Exercise » In the listing below, locate the line with "What TikZ code" and the line with "(ippant2) at (134,240)", then output both and everything between them exactly, minus any pictures.

--- BEGIN Exercise material ---

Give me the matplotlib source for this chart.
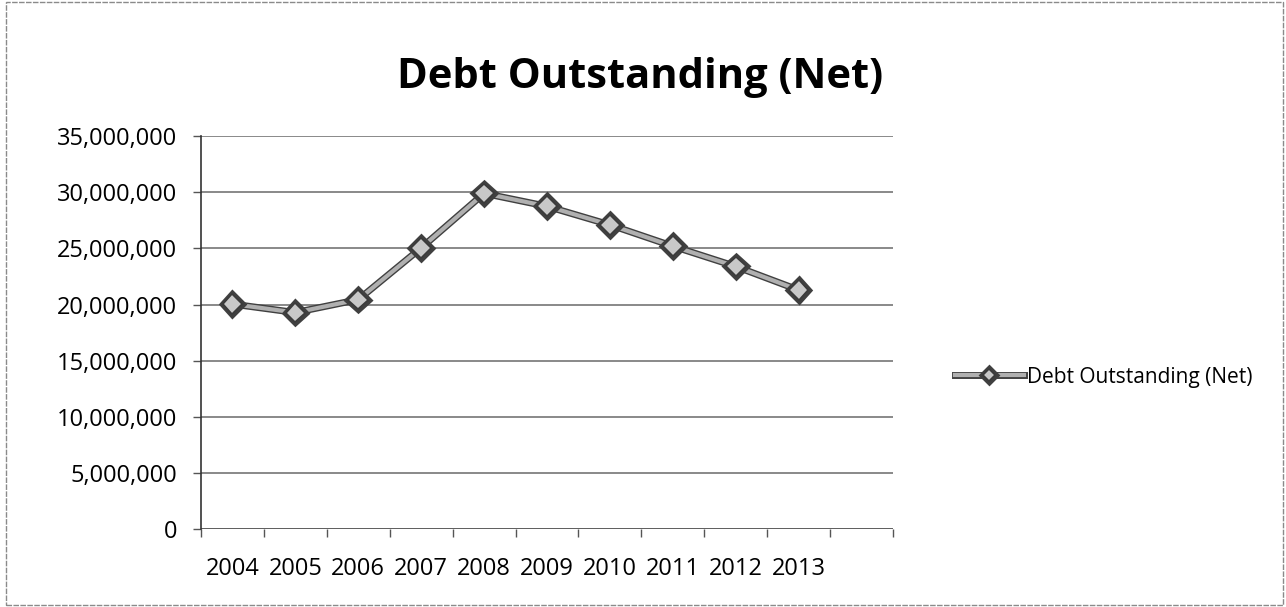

--- END Exercise material ---
--- BEGIN Exercise material ---

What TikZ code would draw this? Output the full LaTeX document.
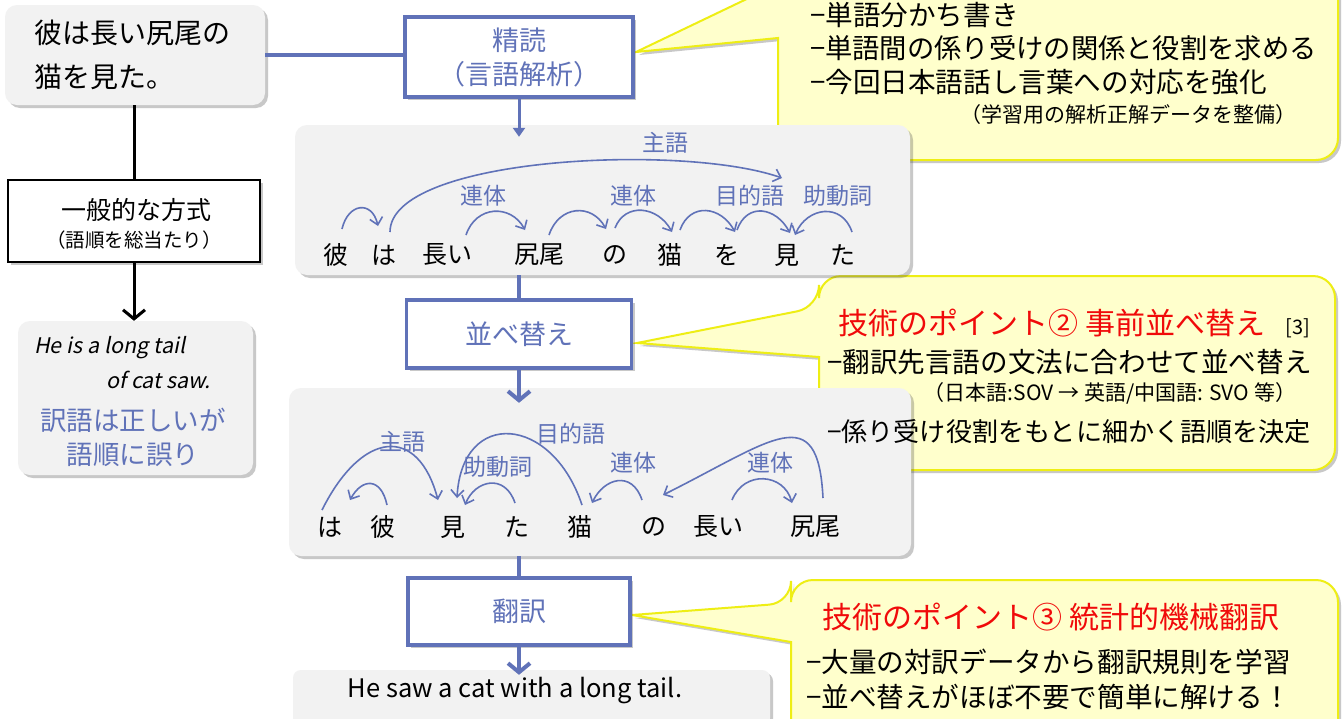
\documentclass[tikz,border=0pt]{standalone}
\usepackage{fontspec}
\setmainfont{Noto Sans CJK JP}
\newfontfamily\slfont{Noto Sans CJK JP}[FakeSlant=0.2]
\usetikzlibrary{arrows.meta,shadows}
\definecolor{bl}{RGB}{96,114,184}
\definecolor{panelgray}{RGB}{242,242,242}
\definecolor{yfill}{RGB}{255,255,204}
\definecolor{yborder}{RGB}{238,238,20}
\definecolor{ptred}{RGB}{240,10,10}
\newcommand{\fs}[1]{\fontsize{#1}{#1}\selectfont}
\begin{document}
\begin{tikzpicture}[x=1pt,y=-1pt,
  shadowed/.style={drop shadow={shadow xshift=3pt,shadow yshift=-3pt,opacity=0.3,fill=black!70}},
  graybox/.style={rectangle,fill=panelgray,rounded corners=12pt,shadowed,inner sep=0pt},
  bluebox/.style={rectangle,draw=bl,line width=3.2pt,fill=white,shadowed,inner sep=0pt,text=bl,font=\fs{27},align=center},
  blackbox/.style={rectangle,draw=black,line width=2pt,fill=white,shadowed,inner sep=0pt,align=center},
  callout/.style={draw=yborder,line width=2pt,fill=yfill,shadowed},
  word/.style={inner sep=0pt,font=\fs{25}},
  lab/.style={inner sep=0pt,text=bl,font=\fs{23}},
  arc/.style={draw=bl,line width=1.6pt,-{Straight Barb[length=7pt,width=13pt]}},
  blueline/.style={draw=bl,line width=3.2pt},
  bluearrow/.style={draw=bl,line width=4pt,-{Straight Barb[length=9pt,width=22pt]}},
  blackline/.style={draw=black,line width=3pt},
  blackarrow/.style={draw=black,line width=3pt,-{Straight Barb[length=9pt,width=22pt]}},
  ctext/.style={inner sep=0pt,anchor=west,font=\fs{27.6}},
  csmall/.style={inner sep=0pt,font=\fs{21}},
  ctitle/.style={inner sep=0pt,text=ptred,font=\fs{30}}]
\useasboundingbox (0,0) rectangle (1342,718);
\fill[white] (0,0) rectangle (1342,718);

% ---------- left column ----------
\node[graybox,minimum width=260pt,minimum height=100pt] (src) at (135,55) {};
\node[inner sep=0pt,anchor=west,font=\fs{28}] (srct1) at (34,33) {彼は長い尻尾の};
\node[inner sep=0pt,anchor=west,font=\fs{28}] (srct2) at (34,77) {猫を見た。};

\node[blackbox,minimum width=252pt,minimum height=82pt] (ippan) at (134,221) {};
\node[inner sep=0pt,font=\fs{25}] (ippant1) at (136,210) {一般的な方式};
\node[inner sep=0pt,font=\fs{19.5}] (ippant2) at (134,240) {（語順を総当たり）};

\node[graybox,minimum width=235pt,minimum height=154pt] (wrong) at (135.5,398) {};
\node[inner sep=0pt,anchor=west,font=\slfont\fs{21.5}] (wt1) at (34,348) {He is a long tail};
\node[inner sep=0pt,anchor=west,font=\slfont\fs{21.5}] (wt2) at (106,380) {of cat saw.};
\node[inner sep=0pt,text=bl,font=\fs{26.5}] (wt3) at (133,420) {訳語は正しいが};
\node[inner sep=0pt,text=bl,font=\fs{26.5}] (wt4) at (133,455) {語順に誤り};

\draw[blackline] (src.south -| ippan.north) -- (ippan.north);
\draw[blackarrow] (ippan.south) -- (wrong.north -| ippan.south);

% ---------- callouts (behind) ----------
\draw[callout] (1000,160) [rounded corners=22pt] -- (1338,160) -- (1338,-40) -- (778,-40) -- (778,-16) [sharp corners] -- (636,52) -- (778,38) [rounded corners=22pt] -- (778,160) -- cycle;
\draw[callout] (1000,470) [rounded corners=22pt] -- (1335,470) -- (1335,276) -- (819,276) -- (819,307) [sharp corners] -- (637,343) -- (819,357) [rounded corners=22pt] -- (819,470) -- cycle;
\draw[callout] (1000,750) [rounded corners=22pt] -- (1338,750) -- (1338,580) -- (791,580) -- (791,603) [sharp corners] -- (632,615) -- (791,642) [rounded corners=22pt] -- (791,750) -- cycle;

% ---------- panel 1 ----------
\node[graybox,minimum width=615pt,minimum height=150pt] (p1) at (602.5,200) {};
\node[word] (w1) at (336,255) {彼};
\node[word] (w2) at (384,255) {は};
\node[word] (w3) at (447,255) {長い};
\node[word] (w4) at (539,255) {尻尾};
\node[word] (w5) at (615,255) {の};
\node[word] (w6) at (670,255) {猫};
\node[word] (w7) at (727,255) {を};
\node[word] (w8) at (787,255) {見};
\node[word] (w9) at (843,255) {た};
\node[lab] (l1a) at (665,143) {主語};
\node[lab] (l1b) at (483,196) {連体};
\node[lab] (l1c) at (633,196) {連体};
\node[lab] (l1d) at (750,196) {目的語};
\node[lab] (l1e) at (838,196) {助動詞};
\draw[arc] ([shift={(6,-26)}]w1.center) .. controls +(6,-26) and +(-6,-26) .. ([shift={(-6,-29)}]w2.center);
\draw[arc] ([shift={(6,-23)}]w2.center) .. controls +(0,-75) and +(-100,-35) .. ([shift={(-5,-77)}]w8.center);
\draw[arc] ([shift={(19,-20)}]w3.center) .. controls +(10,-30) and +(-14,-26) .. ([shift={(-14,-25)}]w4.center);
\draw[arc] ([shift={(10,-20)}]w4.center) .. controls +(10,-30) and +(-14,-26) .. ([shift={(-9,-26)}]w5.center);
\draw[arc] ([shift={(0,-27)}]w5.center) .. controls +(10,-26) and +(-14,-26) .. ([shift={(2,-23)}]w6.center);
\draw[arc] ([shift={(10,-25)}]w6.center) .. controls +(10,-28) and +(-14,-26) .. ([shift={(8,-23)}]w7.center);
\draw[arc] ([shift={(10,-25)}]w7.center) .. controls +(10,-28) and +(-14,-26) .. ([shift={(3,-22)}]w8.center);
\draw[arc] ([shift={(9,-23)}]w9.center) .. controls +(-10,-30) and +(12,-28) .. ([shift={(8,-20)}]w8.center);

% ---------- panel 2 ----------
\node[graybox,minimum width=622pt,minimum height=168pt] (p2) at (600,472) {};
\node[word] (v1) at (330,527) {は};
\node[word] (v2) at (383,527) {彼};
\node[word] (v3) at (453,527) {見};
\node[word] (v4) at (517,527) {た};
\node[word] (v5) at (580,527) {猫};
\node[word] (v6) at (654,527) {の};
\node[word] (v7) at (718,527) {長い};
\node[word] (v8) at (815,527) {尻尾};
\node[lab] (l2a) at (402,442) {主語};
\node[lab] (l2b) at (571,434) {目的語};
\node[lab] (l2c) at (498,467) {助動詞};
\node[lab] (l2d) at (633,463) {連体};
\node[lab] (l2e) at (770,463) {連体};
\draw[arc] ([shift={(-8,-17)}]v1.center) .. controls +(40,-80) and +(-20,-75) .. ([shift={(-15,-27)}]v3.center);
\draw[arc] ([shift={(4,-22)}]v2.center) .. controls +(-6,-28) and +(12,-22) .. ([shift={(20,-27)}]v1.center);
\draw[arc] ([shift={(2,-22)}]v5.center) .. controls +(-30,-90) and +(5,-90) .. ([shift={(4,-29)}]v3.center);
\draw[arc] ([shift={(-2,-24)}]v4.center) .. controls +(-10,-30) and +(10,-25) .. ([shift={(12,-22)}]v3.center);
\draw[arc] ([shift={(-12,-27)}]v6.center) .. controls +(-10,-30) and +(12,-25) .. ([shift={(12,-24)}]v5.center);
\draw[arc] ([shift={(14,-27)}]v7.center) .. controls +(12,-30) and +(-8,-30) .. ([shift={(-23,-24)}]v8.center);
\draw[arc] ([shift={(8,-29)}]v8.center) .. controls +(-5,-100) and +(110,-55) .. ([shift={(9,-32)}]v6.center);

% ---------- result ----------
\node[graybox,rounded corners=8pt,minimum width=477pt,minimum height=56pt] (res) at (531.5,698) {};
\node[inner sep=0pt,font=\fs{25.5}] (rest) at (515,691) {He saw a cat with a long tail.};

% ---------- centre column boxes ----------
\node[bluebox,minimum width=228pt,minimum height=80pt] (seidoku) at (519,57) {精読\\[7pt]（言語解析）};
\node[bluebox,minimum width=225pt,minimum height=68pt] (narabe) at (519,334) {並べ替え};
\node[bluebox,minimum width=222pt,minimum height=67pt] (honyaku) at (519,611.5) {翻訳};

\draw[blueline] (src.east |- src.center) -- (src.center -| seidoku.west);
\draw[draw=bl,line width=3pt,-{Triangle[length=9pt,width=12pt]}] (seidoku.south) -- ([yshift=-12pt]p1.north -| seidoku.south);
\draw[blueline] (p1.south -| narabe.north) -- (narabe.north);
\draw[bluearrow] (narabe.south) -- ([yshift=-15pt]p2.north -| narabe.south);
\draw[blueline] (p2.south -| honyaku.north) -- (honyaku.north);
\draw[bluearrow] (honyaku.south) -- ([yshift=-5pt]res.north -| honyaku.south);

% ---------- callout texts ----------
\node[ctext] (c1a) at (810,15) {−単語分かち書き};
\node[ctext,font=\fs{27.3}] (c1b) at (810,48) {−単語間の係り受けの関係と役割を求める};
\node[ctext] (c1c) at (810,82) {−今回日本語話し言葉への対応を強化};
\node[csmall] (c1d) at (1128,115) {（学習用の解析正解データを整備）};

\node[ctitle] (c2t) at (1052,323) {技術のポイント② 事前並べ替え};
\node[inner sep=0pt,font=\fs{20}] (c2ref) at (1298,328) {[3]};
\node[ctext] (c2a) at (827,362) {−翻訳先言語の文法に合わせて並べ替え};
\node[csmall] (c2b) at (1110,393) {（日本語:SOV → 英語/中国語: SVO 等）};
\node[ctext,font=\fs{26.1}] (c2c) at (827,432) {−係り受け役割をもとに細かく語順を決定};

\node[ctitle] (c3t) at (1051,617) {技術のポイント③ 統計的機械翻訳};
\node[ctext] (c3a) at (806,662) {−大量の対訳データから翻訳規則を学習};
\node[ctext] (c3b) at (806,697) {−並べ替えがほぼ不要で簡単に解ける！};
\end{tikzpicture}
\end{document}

--- END Exercise material ---

Result of the exercise »
What TikZ code would draw this? Output the full LaTeX document.
\documentclass[tikz,border=0pt]{standalone}
\usepackage{fontspec}
\setmainfont{Noto Sans CJK JP}
\newfontfamily\slfont{Noto Sans CJK JP}[FakeSlant=0.2]
\usetikzlibrary{arrows.meta,shadows}
\definecolor{bl}{RGB}{96,114,184}
\definecolor{panelgray}{RGB}{242,242,242}
\definecolor{yfill}{RGB}{255,255,204}
\definecolor{yborder}{RGB}{238,238,20}
\definecolor{ptred}{RGB}{240,10,10}
\newcommand{\fs}[1]{\fontsize{#1}{#1}\selectfont}
\begin{document}
\begin{tikzpicture}[x=1pt,y=-1pt,
  shadowed/.style={drop shadow={shadow xshift=3pt,shadow yshift=-3pt,opacity=0.3,fill=black!70}},
  graybox/.style={rectangle,fill=panelgray,rounded corners=12pt,shadowed,inner sep=0pt},
  bluebox/.style={rectangle,draw=bl,line width=3.2pt,fill=white,shadowed,inner sep=0pt,text=bl,font=\fs{27},align=center},
  blackbox/.style={rectangle,draw=black,line width=2pt,fill=white,shadowed,inner sep=0pt,align=center},
  callout/.style={draw=yborder,line width=2pt,fill=yfill,shadowed},
  word/.style={inner sep=0pt,font=\fs{25}},
  lab/.style={inner sep=0pt,text=bl,font=\fs{23}},
  arc/.style={draw=bl,line width=1.6pt,-{Straight Barb[length=7pt,width=13pt]}},
  blueline/.style={draw=bl,line width=3.2pt},
  bluearrow/.style={draw=bl,line width=4pt,-{Straight Barb[length=9pt,width=22pt]}},
  blackline/.style={draw=black,line width=3pt},
  blackarrow/.style={draw=black,line width=3pt,-{Straight Barb[length=9pt,width=22pt]}},
  ctext/.style={inner sep=0pt,anchor=west,font=\fs{27.6}},
  csmall/.style={inner sep=0pt,font=\fs{21}},
  ctitle/.style={inner sep=0pt,text=ptred,font=\fs{30}}]
\useasboundingbox (0,0) rectangle (1342,718);
\fill[white] (0,0) rectangle (1342,718);

% ---------- left column ----------
\node[graybox,minimum width=260pt,minimum height=100pt] (src) at (135,55) {};
\node[inner sep=0pt,anchor=west,font=\fs{28}] (srct1) at (34,33) {彼は長い尻尾の};
\node[inner sep=0pt,anchor=west,font=\fs{28}] (srct2) at (34,77) {猫を見た。};

\node[blackbox,minimum width=252pt,minimum height=82pt] (ippan) at (134,221) {};
\node[inner sep=0pt,font=\fs{25}] (ippant1) at (136,210) {一般的な方式};
\node[inner sep=0pt,font=\fs{19.5}] (ippant2) at (134,240) {（語順を総当たり）};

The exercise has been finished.